Blending insights from your foundational roles at BCG and in investment banking, how have these experiences intertwined to elevate your leadership profile in the digital finance realm, particularly during your transformative decade at Charles Schwab? What are some pivotal learnings that have guided your journey?

I feel lucky to have had the training I received in both investment banking and consulting. The skillset I gained through those roles on fundamental financial analysis, structured thinking, and storytelling has continued to help me through my career. It’s been really fun to learn new areas in digital and be able to apply those foundational skills. So much of getting work done comes down to clarity in thought and storytelling, and that is true in any functional area.

One additional learning from consulting has been the ability to tackle any problem, whether familiar or unfamiliar. Today, I may not be the subject matter expert on everything, but I’m confident about my ability to jump in and seek out the experts to get to the right answer. That’s an intangible skill that has been very helpful over time.

My most interesting, pivotal learnings have actually included times I’ve had to unlearn a skill in a new role. A good example is from consulting: I had been conditioned in banking to go for speed, even at the sacrifice of a little bit of polish. But in consulting, I got the advice to slow down and get something more polished before submitting for review.

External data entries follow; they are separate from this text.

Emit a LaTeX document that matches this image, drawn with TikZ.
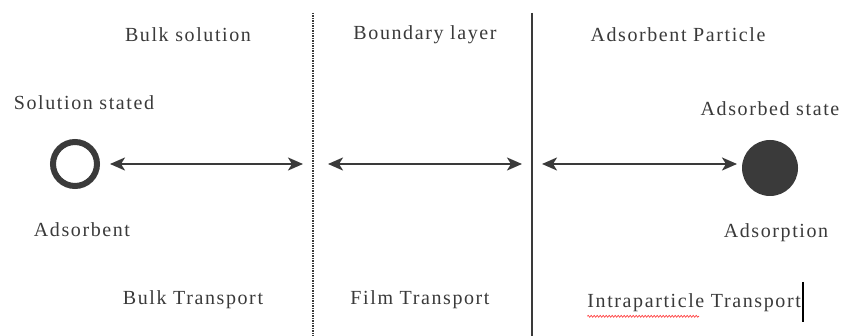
\documentclass[tikz,border=0pt]{standalone}
\usepackage{fontspec}
\setmainfont{Liberation Serif}[LetterSpace=8]
\usetikzlibrary{arrows.meta,decorations.pathmorphing}
\definecolor{ink}{HTML}{3A3A3A}
\tikzset{
  lbl/.style={text=ink, font=\fontsize{20}{23}\selectfont, inner sep=0pt},
  conn/.style={draw=ink, line width=2.2pt, {Stealth[length=15pt,width=13pt,inset=4pt]}-{Stealth[length=15pt,width=13pt,inset=4pt]}},
}
\begin{document}
\begin{tikzpicture}[x=1pt,y=-1pt]
\useasboundingbox[fill=white] (0,0) rectangle (845,336);
% divider lines
\draw[ink, line width=2pt, dash pattern=on 1.2pt off 1.3pt] (313,13) -- (313,336);
\draw[ink, line width=2pt] (532,13) -- (532,336);
% headings
\node[lbl] (bulk) at (188,35) {Bulk solution};
\node[lbl] (bound) at (425,35) {Boundary layer};
\node[lbl] (part) at (678,35) {Adsorbent Particle};
\node[lbl] (solst) at (84,103) {Solution stated};
\node[lbl] (adsst) at (770,109) {Adsorbed state};
% circles
\node[circle, draw=ink, line width=6pt, minimum size=44pt, inner sep=0pt] (open) at (75,164) {};
\node[circle, fill=ink, minimum size=56pt, inner sep=0pt] (full) at (770,168) {};
% arrow ends
\coordinate (a1l) at (110,164);
\coordinate (a1r) at (303,164);
\coordinate (a2l) at (328,164);
\coordinate (a2r) at (522,164);
\coordinate (a3l) at (542,164);
\coordinate (a3r) at (737,164);
\draw[conn] (a1l) -- (a1r);
\draw[conn] (a2l) -- (a2r);
\draw[conn] (a3l) -- (a3r);
% lower labels
\node[lbl] (adsb) at (82,230) {Adsorbent};
\node[lbl] (adsp) at (776,233) {Adsorption};
\node[lbl] (bt) at (193,300) {Bulk Transport};
\node[lbl] (ft) at (420,300) {Film Transport};
\node[lbl, anchor=east] (it) at (801,303) {Intraparticle Transport};
% spell-check underline and cursor
\draw[red!80, line width=0.6pt, decorate, decoration={snake, amplitude=1pt, segment length=3pt}] (it.south west) ++(0,4) -- ++(112,0);
\draw[black, line width=1.5pt] (803,282) -- (803,322);
\end{tikzpicture}
\end{document}
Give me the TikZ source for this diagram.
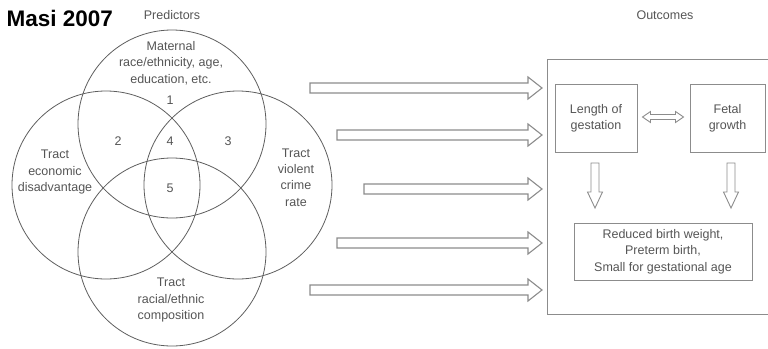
\documentclass[tikz,border=0pt]{standalone}
\usepackage{fontspec}
\setmainfont{Liberation Sans}
\usetikzlibrary{positioning,calc}

\definecolor{circgray}{HTML}{5E5E5E}
\definecolor{boxgray}{HTML}{8C8C8C}
\definecolor{txtgray}{HTML}{555555}

\begin{document}
\begin{tikzpicture}[x=1pt,y=-1pt,
	lbl/.style={text=txtgray,align=center,font=\fontsize{12.5}{16.3}\selectfont,inner sep=0pt},
	venn/.style={draw=circgray,line width=0.8pt},
	outcome/.style={draw=boxgray,line width=1pt,rectangle,lbl},
	blockarr/.style={draw=boxgray,line width=1.1pt,fill=white,line join=miter}]
	\useasboundingbox (0,0) rectangle (768,348);

	\node[anchor=base west,font=\fontsize{22.5}{24}\bfseries\selectfont] (title) at (3,27) {Masi 2007};
	\node[lbl] (pred) at (172,15) {Predictors};
	\node[lbl] (outc) at (665,15) {Outcomes};

	% four overlapping circles
	\draw[venn] (172,124) circle[radius=94pt];
	\draw[venn] (106,185) circle[radius=94pt];
	\draw[venn] (238,185) circle[radius=94pt];
	\draw[venn] (172,252) circle[radius=94pt];

	\node[lbl] (maternal) at (171,63) {Maternal\\race/ethnicity, age,\\education, etc.};
	\node[lbl] (econ) at (55,172) {Tract\\economic\\disadvantage};
	\node[lbl] (crime) at (296,177.5) {Tract\\violent\\crime\\rate};
	\node[lbl] (racial) at (171,300) {Tract\\racial/ethnic\\composition};
	\node[lbl] (one) at (170,100) {1};
	\node[lbl] (two) at (118,141) {2};
	\node[lbl] (four) at (170,141) {4};
	\node[lbl] (three) at (228,141) {3};
	\node[lbl] (five) at (170,188) {5};

	% outcome side
	\node[draw=boxgray,line width=1pt,minimum width=230pt,minimum height=255pt,anchor=north west] (outbox) at (547,59) {};
	\node[outcome,minimum width=82pt,minimum height=68pt] (lenbox) at (596,118) {Length of\\gestation};
	\node[outcome,minimum width=75pt,minimum height=68pt] (fetbox) at (727.5,118) {Fetal\\growth};
	\node[outcome,minimum width=178pt,minimum height=57pt] (resbox) at (663,251.5) {Reduced birth weight,\\Preterm birth,\\Small for gestational age};

	\foreach \tx/\ty [count=\i] in {310/88,337/135,364/189,337/243,310/290} {
		\coordinate (tail\i) at (\tx,\ty);
		\coordinate (tip\i) at ($(outbox.west |- tail\i)+(-5,0)$);
		\draw[blockarr] let \p1=(tail\i), \p2=(tip\i) in
			(\x1,\y1+5pt) -- (\x2-14pt,\y1+5pt) -- (\x2-14pt,\y1+11pt) -- (\x2,\y1)
			-- (\x2-14pt,\y1-11pt) -- (\x2-14pt,\y1-5pt) -- (\x1,\y1-5pt) -- cycle;
	}

	\coordinate (dl) at ($(lenbox.east)+(5,-1)$);
	\coordinate (dr) at ($(fetbox.west)+(-6,-1)$);
	\draw[blockarr,line width=0.9pt] let \p1=(dl), \p2=(dr) in
		(\x1,\y1) -- (\x1+8pt,\y1+5.5pt) -- (\x1+8pt,\y1+2.5pt) -- (\x2-8pt,\y1+2.5pt) -- (\x2-8pt,\y1+5.5pt)
		-- (\x2,\y1) -- (\x2-8pt,\y1-5.5pt) -- (\x2-8pt,\y1-2.5pt) -- (\x1+8pt,\y1-2.5pt) -- (\x1+8pt,\y1-5.5pt) -- cycle;

	\foreach \nm/\dx in {lenbox/595,fetbox/731} {
		\coordinate (\nm top) at (\dx,163);
		\coordinate (\nm bot) at (\dx,208);
		\draw[blockarr,line width=0.9pt] let \p1=(\nm top), \p2=(\nm bot) in
			(\x1-4pt,\y1) -- (\x1-4pt,\y2+16pt) -- (\x1-7.5pt,\y2+16pt) -- (\x1,\y2)
			-- (\x1+7.5pt,\y2+16pt) -- (\x1+4pt,\y2+16pt) -- (\x1+4pt,\y1) -- cycle;
	}
\end{tikzpicture}
\end{document}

A different learning that I continue to use regularly is advice I got from a BCG principal I was working with to “say no by saying yes.” I had just told a partner “no” on all their feedback on a deck, and my leader encouraged me to find the intention behind the comment and offer something to the effect of, “We can’t do exactly what you’re asking for, but we CAN do this.” That problem-solving and positioning help me still to this day.

Lastly, I had profound learnings leaving consulting and strategy and moving into the business doing product development. It was hard to realize that I had gone from being confident in my strategy skills to not nailing it in a new job, and that being a “high performer” isn’t cut and dry in all places. I had to learn how NOT to get to answers right away and to see the challenge as not just getting to the right intellectual answer (more what I experienced in consulting), but rather more figuring out who was needed for a piece of work to succeed and how to “stage” the right engagements to drive much more complex and deep changes within an organization.

Do you have a favorite BCG memory? A case team experience, tale from the road, breakthrough with a client, or story from the office?

I was so lucky to work in BCG Greater China—it was such an amazing experience and I loved working with my BCG Taipei, Hong Kong, Shanghai, and Beijing colleagues. As an American-Born Chinese, I was grateful to have been welcomed by colleagues whose Mandarin was far better than mine and who helped me navigate living in a new region.

One memorable moment was during a project helping a household appliance maker research how to better market to Tier 5–6 cities (less-urban areas). We needed to take a train to one of the locations, and all the first-class tickets were sold out. Unfazed, I told the associate I was working with, “Well, we have to get there, get the regular tickets!” My colleague looked horrified, and soon later, I understood why. We had planned to work on the train, but our car was packed and we had live animals and even someone boiling a giant pot of stew next to us! Suffice it to say that we did not get any work done on that train.

What is a memorable piece of advice you’ve received that you'd like to share with current BCGers and alumni?

An important piece of advice that I had to internalize coming out of BCG is that in many environments, there isn’t a structured promotion cadence the way there is in, say, banking or consulting. That means linking yourself to a very rigid promotion timeline in your mind may lead to disappointment. For me personally, there were moments when I was frustrated to see someone less tenured than me move up faster through promotion. But in hindsight, especially in more operational roles, there’s a specific benefit to working at a more junior level so you fully internalize that type of work and are then able to lead people more effectively down the line. Related to this less-structured promotion environment, I found it helpful to schedule development conversations with people I admired to ask them how they thought I was doing and what opportunities they thought I had before considering an expanded role. In some cases, those conversations surprised me as those leaders shared I was further along in my development than I had realized, and having those conversations made me top of mind when some of those opportunities did come up.

Lastly, there’s a ton I’ve learned about managing my own reactions to growth and change over the years. For those interested in hearing more on some of those learnings, a recent podcast I recorded with the Clarifier podcast shares several lessons I’ve learned over time.